The Philippine Tobacco Institute (PTI) has proposed a pause in excise tax hikes on tobacco, arguing it would deter consumers from buying smuggled cigarettes and stabilize prices for legitimate products. PTI President Jericho B. Nograles highlighted this during a Senate hearing on the illicit tobacco trade, suggesting that a moratorium could also bolster enforcement efforts against smuggling.
Currently, excise taxes in the Philippines are set at P60 per pack of cigarettes, with vape products taxed at P54.60 (US$0.93) per milliliter for salt nicotine and P63 per 10 milliliters for classic nicotine. Despite collecting P130.91 (US$ 2.24bn) billion in tobacco excise taxes in the first 11 months of 2024, the Bureau of Internal Revenue remains short of its P185.34 billion target for the year.
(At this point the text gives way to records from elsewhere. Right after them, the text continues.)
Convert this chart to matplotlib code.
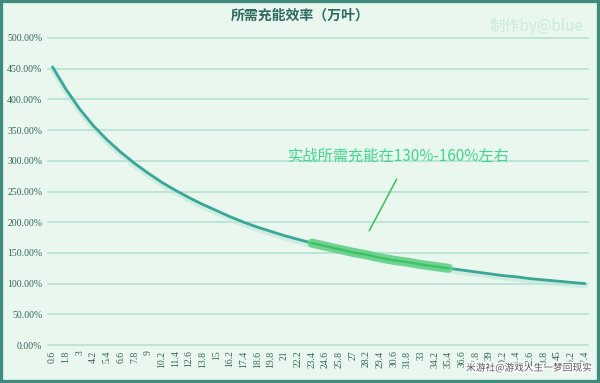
import numpy as np
import matplotlib
matplotlib.use('Agg')
import matplotlib.pyplot as plt
import matplotlib.patheffects as pe
from matplotlib.patches import Rectangle

plt.rcParams['font.family'] = ['Noto Sans CJK SC', 'DejaVu Sans']

# x categories (labels) and required energy recharge
x_labels = ['0.6', '1.8', '3', '4.2', '5.4', '6.6', '7.8', '9', '10.2', '11.4',
            '12.6', '13.8', '15', '16.2', '17.4', '18.6', '19.8', '21', '22.2',
            '23.4', '24.6', '25.8', '27', '28.2', '29.4', '30.6', '31.8', '33',
            '34.2', '35.4', '36.6', '37.8', '39', '40.2', '41.4', '42.6', '43.8',
            '45', '46.2', '47.4']
recharge = [4.53, 4.16, 3.84, 3.57, 3.34, 3.14, 2.96, 2.80, 2.65, 2.52,
            2.40, 2.29, 2.19, 2.09, 2.00, 1.92, 1.85, 1.78, 1.72, 1.66,
            1.61, 1.56, 1.51, 1.47, 1.42, 1.38, 1.35, 1.31, 1.28, 1.25,
            1.22, 1.19, 1.16, 1.13, 1.11, 1.08, 1.06, 1.04, 1.02, 1.00]
hl_start, hl_end = 19, 29   # 实战区间 (约160% -> 130%)
y_ticks = [0, 0.5, 1, 1.5, 2, 2.5, 3, 3.5, 4, 4.5, 5]

bg = '#e9f7ef'
txt = '#34675c'

fig = plt.figure(figsize=(6, 3.83), dpi=100)
fig.patch.set_facecolor(bg)
ax = fig.add_axes([0.08, 0.0992, 0.9, 0.8016])
ax.set_facecolor(bg)

xs = np.arange(len(recharge))
vals = np.array(recharge)

# soft shadow under the curve
ax.plot(xs, vals - 0.035, color='#bfe8d9', lw=4, alpha=0.6, zorder=2,
        solid_capstyle='round', solid_joinstyle='round')
ax.plot(xs, vals, color='#3aa796', lw=2.0, zorder=3, solid_capstyle='round',
        solid_joinstyle='round')

# highlighted range
seg = slice(hl_start, hl_end + 1)
ax.plot(xs[seg], vals[seg], color='#62d186', lw=6.5, alpha=0.9, zorder=4,
        solid_capstyle='round', solid_joinstyle='round')
ax.plot(xs[seg], vals[seg], color='#3fbf68', lw=1.5, zorder=5)

ax.set_xlim(-0.33, 39.22)
ax.set_ylim(0, 5)
ax.set_yticks(y_ticks)
ax.set_yticklabels(['%.2f%%' % (v * 100) for v in y_ticks],
                   family='Liberation Serif', fontsize=7, color=txt)
ax.set_xticks(xs)
ax.set_xticklabels(x_labels, rotation=90, family='Liberation Serif',
                   fontsize=7, color=txt)
ax.tick_params(length=0, pad=4)
ax.grid(axis='y', color='#b0dfcf', lw=1.1)
for gl in ax.get_ygridlines():
    gl.set_clip_on(False)
ax.set_axisbelow(True)
for s in ax.spines.values():
    s.set_visible(False)

# annotation
ax.annotate('', xy=(23.1, 1.82), xytext=(25.3, 2.74),
            arrowprops=dict(arrowstyle='-', color='#2fc45a', lw=1.1))
ax.text(25.4, 3.08, '实战所需充能在130%-160%左右', fontsize=11,
        color='#3fd88a', ha='center', va='center')

fig.text(0.5, 0.958, '所需充能效率（万叶）', ha='center', va='center',
         fontsize=10, fontweight='bold', color='#2f6b60')
fig.text(0.893, 0.93, '制作by@blue', ha='center', va='center',
         fontsize=11, color='#c9ecdc')
fig.text(0.987, 0.04, '米游社@游戏人生一梦回现实', ha='right', va='center',
         fontsize=7, color='#555555',
         path_effects=[pe.withStroke(linewidth=2, foreground='white')])

fig.patches.append(Rectangle((0, 0), 1, 1, transform=fig.transFigure,
                             fill=False, edgecolor='#3f8b7d', lw=4.5))

fig.savefig('out.png', dpi=100, facecolor=bg)
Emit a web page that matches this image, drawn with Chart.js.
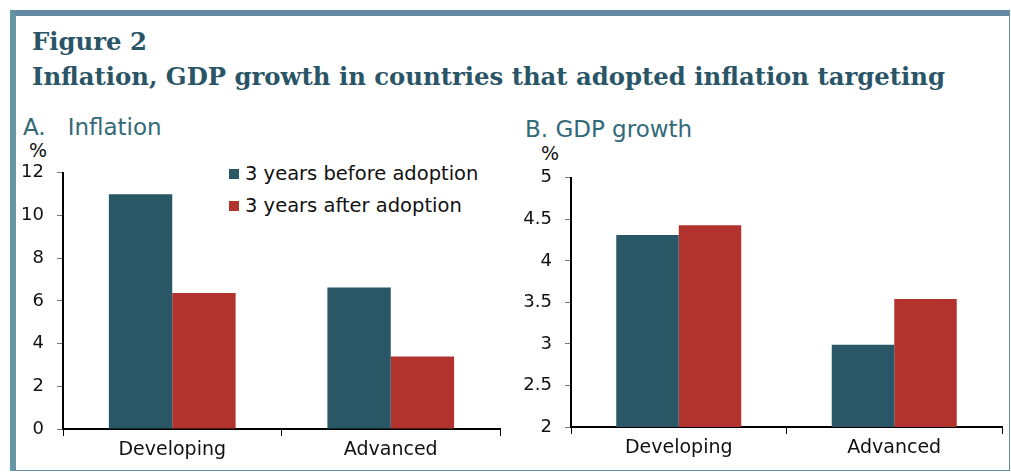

Nograles pointed to Singapore’s tax moratorium as a successful precedent and urged the government to simplify the tax system by standardizing rates for all vapor products. He also called for aggressive action from the Department of Justice against smugglers and illicit traders.
Additionally, Republic Act No. 12022, signed into law by President Ferdinand R. Marcos, Jr., classifies agricultural smuggling, hoarding, and profiteering as acts of economic sabotage. Violators face severe penalties, including life imprisonment and fines up to five times the value of smuggled goods.
Nograles emphasized that the illicit tobacco trade undermines legitimate industry players and creates inequities in the market.